Yes, exactly. You seem to be scared of other people talking too much about themselves with you, do you kind of have a hard time speaking up?
I feel more relieved if they talk a lot, as long as I get to have a say now and then. That means they’re probably okay around me.
Perhaps? I don’t know, I always care for my friends a lot, but I don’t always know how to show it. Like I’m forgetting things,
like their families names or birthdays. Or contacting them? Even with my own family, sometimes I don’t call my mom for months.
It doesn’t mean I don’t care. But it might be perceived that way.
1. That’s too bad. Sorry she’s your only friend, but I see why you treasure her more then.
2. Sorry I guess I worded it weirdly. Haha, yes I definitely repeat things just like you and I end up wondering if I’ve said it before.
But people usually don’t comment on it.
3. Hmmm, it doesn’t seem as if you’re trying to understand her point of view still.
She’s only human so it’s very helpful to look at it from a different perspective.
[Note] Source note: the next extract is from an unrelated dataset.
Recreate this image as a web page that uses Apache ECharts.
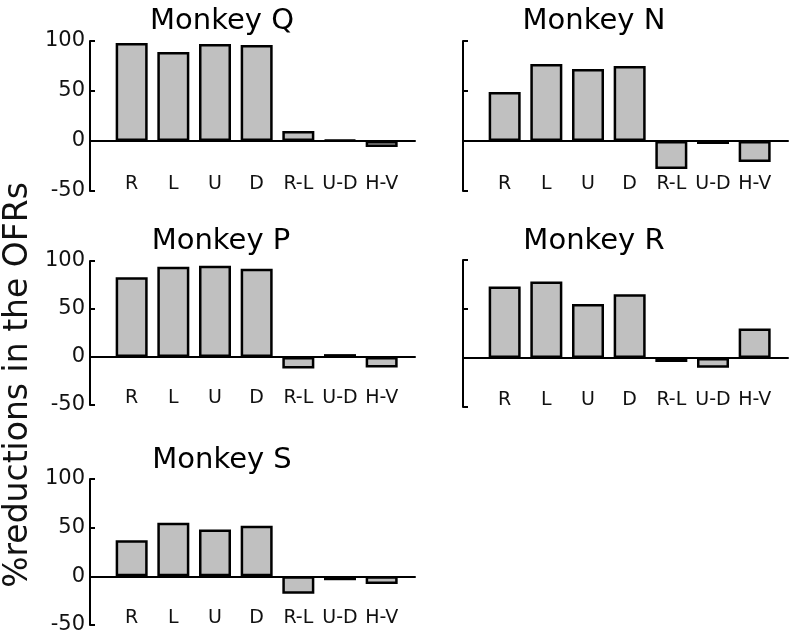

Don’t think of things the way they SHOULD have been, instead look at things the way they were. Try and solve it like a puzzle.
You might have told her how you felt, but that doesn’t mean she understood how you felt.
And I don’t think you understand how she felt or tried to understand. I feel like you both misunderstood each other.
BUT, again, I think that she cancelled your plans several times is more important than that situation. That’s what would’ve hurt me, unless it was for something unavoidable.
4. My mother had a friend like that once, I was left alone with her when my mother went out for bit.
She wouldn’t stop talking, so I raised my hand and waited for her to go quiet.
Then I went ‘I’m sorry, but you talk way too much. Do you ever let others have a say?’
Well, she apologized and excused herself to go to the bathroom, and that was the last thing we said to each other.
Anyway, she had asked my mother about it later, she wondered if she really talked that much.
Looking at it now, I realize it was a little rude, the way I put it, and with the gesture and everything. ;;
Still, I can’t help but feel that if it was me, I would want to know.
And I’m not going to force myself to listen for 2 hours if I don’t get to give any sort of input whatsoever,
so it’s better if they understand that I’m upset about it.
I mean it’s better to say something instead of quietly burning up inside isn’t it?
5. That’s true, and it’s a pretty ugly thing. Why is admitting you might have done something wrong so hard to do? It’s not like it erases the action when you don’t say it out loud. And it shouldn’t be that easy to end a friendship, unless it’s something you’ve been waiting for. Maybe she was looking for an excuse.
I’m sorry if you’ve been through similar situations.
6. What I meant was, I started talking about myself when I was trying to give you advice. We started talking about my problems.
Alright, let me contact you there. Thanks!